On that same day, there was another church shooting that did not attract as much news coverage.  In Fresno, California, a gunman killed his estranged wife and her new boyfriend as they left a Catholic mass.

It turns out that church shootings are not all that uncommon.  In 2016, according to security expert Carl Chinn, there were 65 violent deaths at church.  Fifty-two were homicides, with seven suicides, and six were “perpetrators” killed as they were committing their crimes.  Of the homicides, 25% were “spillovers” from domestic violence.  (Takeaway:  Chinn says that churches with members going through this should take precautions.)

So what’s the connection?  If a man decides to kill his wife, why does he do so when she is in church?  And why does he sometimes take out innocent members of the congregation who have nothing to do with his marriage?

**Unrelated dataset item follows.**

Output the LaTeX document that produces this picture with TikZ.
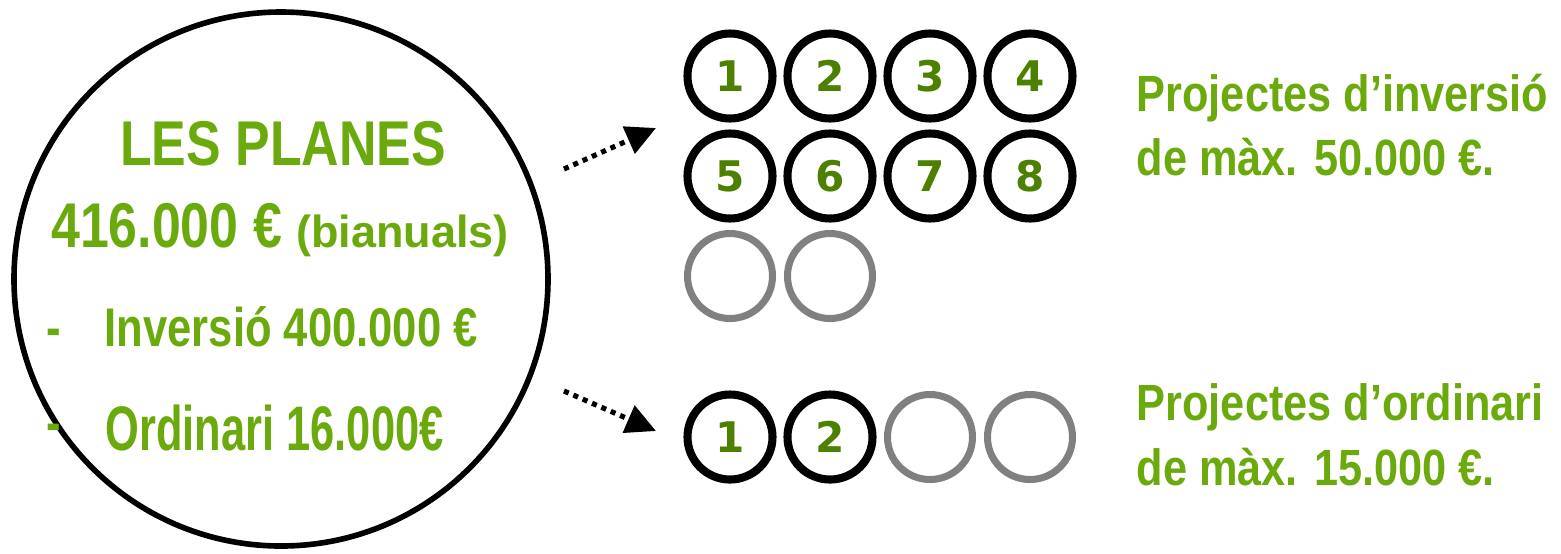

Maybe the twisted psychology of the perpetrators goes something like this:  A man who is violent against his own wife must realize on some level that he is being bad.  But he is so angry.  Her very innocence enrages him.  He resents her goodness, which condemns him further.  And if she goes to church that only adds to his fury.  “She thinks she’s better than me!”  “She’d rather spend time with all those holy rollers than me!”  “She probably complains about me to those church people!”  “I’ll show her. . .I’ll show them all!”

Maybe striking at her church is an attempt to hurt her on a deeper level than he has hurt her before, not just attacking her physically, as he has been doing, but attacking her in her spiritual life.

I don’t know.  (Feel free to add your own thoughts about this.)

But it occurred to me that there may be a deeper reason, a profoundly spiritual reason.  And it has to do with vocation.

God is in vocation, and, according to Ephesians 5, marriage embodies the relationship between Christ and the Church.

Husbands are enjoined to love their wives, “as Christ loved the church and gave himself up for her” (Ephesians 5: 25).  If a husband rebels against his calling to love and serve his wife and instead harms her, he is refusing to be a Christ to her.  In his rebellion against marriage, instead of sacrificing himself for his wife, as Christ did for the church, he sacrifices her for himself.

He is violent against her.  And in extreme cases he may be violent against her church.  This is because, in vocation, his wife is the church!